Real Analysis II

Academic unit or major

Undergraduate major in Mathematics

Instructor(s)

Yoshihiro Tonegawa

Class Format

Lecture/Exercise (Face-to-face)

Media-enhanced courses

-

Day of week/Period
(Classrooms)

3-6 Tue (M-B101(H102))

Class

-

Course Code

MTH.C306

Number of credits

110

Course offered

2025

Offered quarter

2Q

Syllabus updated

Mar 19, 2025

Language

Japanese

Syllabus

Course overview and goals

This course is a continuation of "Real Analysis I" in the first quarter. In this course, we deal with more advanced concepts and properties of measures and integration by means of measures (Lebesgue integration). We first explain construction and extension of measure. Second, we show the relation between Lebesgue integral and Riemann integral.
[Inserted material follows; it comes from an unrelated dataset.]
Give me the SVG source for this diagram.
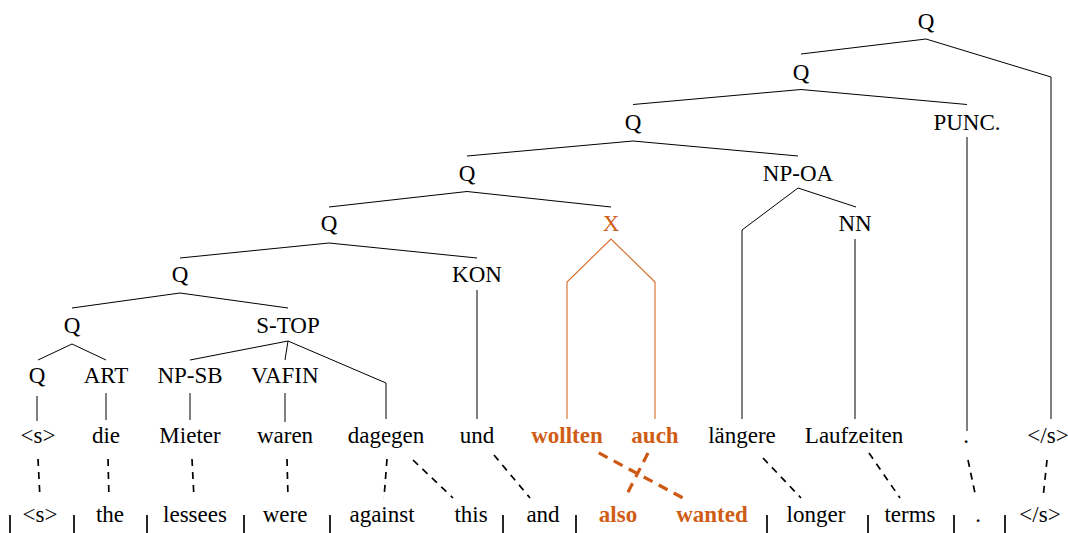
<svg xmlns="http://www.w3.org/2000/svg" width="1068" height="533" viewBox="0 0 1068 533" font-family="Liberation Serif, DejaVu Serif, serif">
<style>
text { font-size: 23px; text-anchor: middle; fill: #000; }
.hl { fill: #CF5D15; font-weight: bold; }
.xl { fill: #CF5D15; }
.edge { stroke: #000; stroke-width: 1; fill: none; }
.oedge { stroke: #D86A28; stroke-width: 1.1; fill: none; }
.al { stroke: #000; stroke-width: 1.7; stroke-dasharray: 7 6; fill: none; }
.oal { stroke: #CC5A14; stroke-width: 3.2; stroke-dasharray: 10 7; fill: none; }
.tick { stroke: #000; stroke-width: 1.7; }
</style>
<rect width="1068" height="533" fill="#fff"/>
<g id="connectors">
  <polyline class="edge" points="801,54 926,39 1051,77 1051,419"/>
  <polyline class="edge" points="633,104.5 801,89.5 967,104.5"/>
  <line class="edge" x1="967" y1="137" x2="967" y2="431"/>
  <polyline class="edge" points="467,156 633,141 798,156"/>
  <polyline class="edge" points="329,207 467,191.5 611,207"/>
  <polyline class="edge" points="742,419 742,230 798,188 856,207"/>
  <line class="edge" x1="855" y1="239" x2="855" y2="419"/>
  <polyline class="oedge" points="567,419 567,282 611,239 655,282 655,419"/>
  <polyline class="edge" points="180,258 329,243 477,258"/>
  <line class="edge" x1="477" y1="290" x2="477" y2="419"/>
  <polyline class="edge" points="72,308 180,293 288,308"/>
  <polyline class="edge" points="190,360 288,341 386,383 386,419"/>
  <line class="edge" x1="288" y1="341" x2="285" y2="360"/>
  <polyline class="edge" points="38,360 72,344 106,360"/>
  <line class="edge" x1="37" y1="396" x2="37" y2="421"/>
  <line class="edge" x1="106" y1="393" x2="106" y2="420"/>
  <line class="edge" x1="190" y1="393" x2="190" y2="420"/>
  <line class="edge" x1="285" y1="393" x2="285" y2="422"/>
  <line class="al" x1="38" y1="459" x2="40" y2="498"/>
  <line class="al" x1="108" y1="459" x2="109" y2="498"/>
  <line class="al" x1="192" y1="459" x2="194" y2="498"/>
  <line class="al" x1="287" y1="459" x2="288" y2="498"/>
  <line class="al" x1="387" y1="459" x2="384" y2="498"/>
  <line class="al" x1="413" y1="460" x2="453" y2="498"/>
  <line class="al" x1="494" y1="455" x2="530" y2="498"/>
  <line class="al" x1="763" y1="458" x2="801" y2="498"/>
  <line class="al" x1="869" y1="453" x2="900" y2="498"/>
  <line class="al" x1="968" y1="460" x2="976" y2="498"/>
  <line class="al" x1="1047" y1="460" x2="1043" y2="498"/>
  <line class="oal" x1="597" y1="452" x2="683" y2="498" stroke-dashoffset="15"/>
  <line class="oal" x1="648" y1="453" x2="625" y2="498"/>
  <line class="tick" x1="10" y1="515" x2="10" y2="533"/>
  <line class="tick" x1="74" y1="515" x2="74" y2="533"/>
  <line class="tick" x1="147" y1="515" x2="147" y2="533"/>
  <line class="tick" x1="244" y1="515" x2="244" y2="533"/>
  <line class="tick" x1="330" y1="515" x2="330" y2="533"/>
  <line class="tick" x1="503" y1="515" x2="503" y2="533"/>
  <line class="tick" x1="576" y1="515" x2="576" y2="533"/>
  <line class="tick" x1="767" y1="515" x2="767" y2="533"/>
  <line class="tick" x1="868" y1="515" x2="868" y2="533"/>
  <line class="tick" x1="954" y1="515" x2="954" y2="533"/>
  <line class="tick" x1="1005" y1="515" x2="1005" y2="533"/>
</g>
<g id="tree">
  <g id="n-q1"><text x="926" y="29">Q</text></g>
  <g id="n-q2"><text x="801" y="79.5">Q</text></g>
  <g id="n-q3"><text x="633" y="130">Q</text></g>
  <g id="n-punc"><text x="967" y="130">PUNC.</text></g>
  <g id="n-q4"><text x="467" y="180.5">Q</text></g>
  <g id="n-npoa"><text x="798" y="180.5">NP-OA</text></g>
  <g id="n-q5"><text x="329" y="231">Q</text></g>
  <g id="n-x"><text class="xl" x="611" y="231">X</text></g>
  <g id="n-nn"><text x="855" y="231">NN</text></g>
  <g id="n-q6"><text x="180" y="282">Q</text></g>
  <g id="n-kon"><text x="477" y="282">KON</text></g>
  <g id="n-q7"><text x="72" y="332.5">Q</text></g>
  <g id="n-stop"><text x="288" y="332.5">S-TOP</text></g>
  <g id="n-q8"><text x="37" y="383">Q</text></g>
  <g id="n-art"><text x="106" y="383">ART</text></g>
  <g id="n-npsb"><text x="190" y="383">NP-SB</text></g>
  <g id="n-vafin"><text x="285" y="383">VAFIN</text></g>
</g>
<g id="source">
  <g id="s0"><text x="38" y="443">&lt;s&gt;</text></g>
  <g id="s1"><text x="106" y="443">die</text></g>
  <g id="s2"><text x="190" y="443">Mieter</text></g>
  <g id="s3"><text x="285" y="443">waren</text></g>
  <g id="s4"><text x="386" y="443">dagegen</text></g>
  <g id="s5"><text x="477" y="443">und</text></g>
  <g id="s6"><text class="hl" x="567" y="443">wollten</text></g>
  <g id="s7"><text class="hl" x="655" y="443">auch</text></g>
  <g id="s8"><text x="742" y="443">längere</text></g>
  <g id="s9"><text x="854" y="443">Laufzeiten</text></g>
  <g id="s10"><text x="966" y="443">.</text></g>
  <g id="s11"><text x="1048" y="443">&lt;/s&gt;</text></g>
</g>
<g id="target">
  <g id="t0"><text x="40" y="522">&lt;s&gt;</text></g>
  <g id="t1"><text x="110" y="522">the</text></g>
  <g id="t2"><text x="195" y="522">lessees</text></g>
  <g id="t3"><text x="285" y="522">were</text></g>
  <g id="t4"><text x="382" y="522">against</text></g>
  <g id="t5"><text x="471" y="522">this</text></g>
  <g id="t6"><text x="543" y="522">and</text></g>
  <g id="t7"><text class="hl" x="618" y="522">also</text></g>
  <g id="t8"><text class="hl" x="712" y="522">wanted</text></g>
  <g id="t9"><text x="816" y="522">longer</text></g>
  <g id="t10"><text x="910" y="522">terms</text></g>
  <g id="t11"><text x="978" y="522">.</text></g>
  <g id="t12"><text x="1040" y="522">&lt;/s&gt;</text></g>
</g>
</svg>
Third, we introduce function spaces defined by means of integration and studies their basic properties. Finally, we study the Fubini theorem as a measure-theoretic treatment of (iterated) integral on product spaces.
The theory of measures and integrations was constructed by Lebesgue on the basis of set theory. These concepts are a natural extension of length, area, volume and probability etc. We can naturally handle operations involving infinity (e.g. limit for figures and functions) within the framework of this theory. In this course, we would like to address how the notion of integration is extended by Lebesgue integration and how effective it is in analysis.

Course description and aims

Students are expected to:
Be able to explain the outline of basic construction of measures
Be able to explain the difference between Lebesgue integration and Riemann integration.
Be able to apply the theory of Lebesgue integration to problems in calculus.
Be familiar with the notion of functional inequalities in integration and function spaces defined by integration.
Be able to apply the Fubini theorem to calculate multiple integrals and iterated integrals correctly.

Keywords

Hopf's extension theorem, outer measure, Caratheodory measurability, Dynkin system therem, Riemann integral, H\"older's inequality, Minkowski's inequality, Lebesgue space, product measure, Fubini theorem

Competencies

• Specialist skills
• Intercultural skills
• Communication skills
• Critical thinking skills
• Practical and/or problem-solving skills

Class flow

Alternation of standard lecture course and problem session.

Course schedule/Objectives

Study advice (preparation and review)

To enhance effective learning, students are encouraged to spend approximately 100 minutes preparing for class and another 100 minutes reviewing class content afterwards (including assignments) for each class.
They should do so by referring to textbooks and other course material.

Textbook(s)

None required.

Reference books, course materials, etc.

Basic of Lebesgue integral, Masanori Hino

Evaluation methods and criteria

Examination, report and presentation.

Related courses

• MTH.C305 ： Real Analysis I
• MTH.C201 ： Introduction to Analysis I

Prerequisites

Student are required to have passed Real Analysis I.
Students are expected to have passed Introduction to Analysis I+II and Introduction to Topology I+II.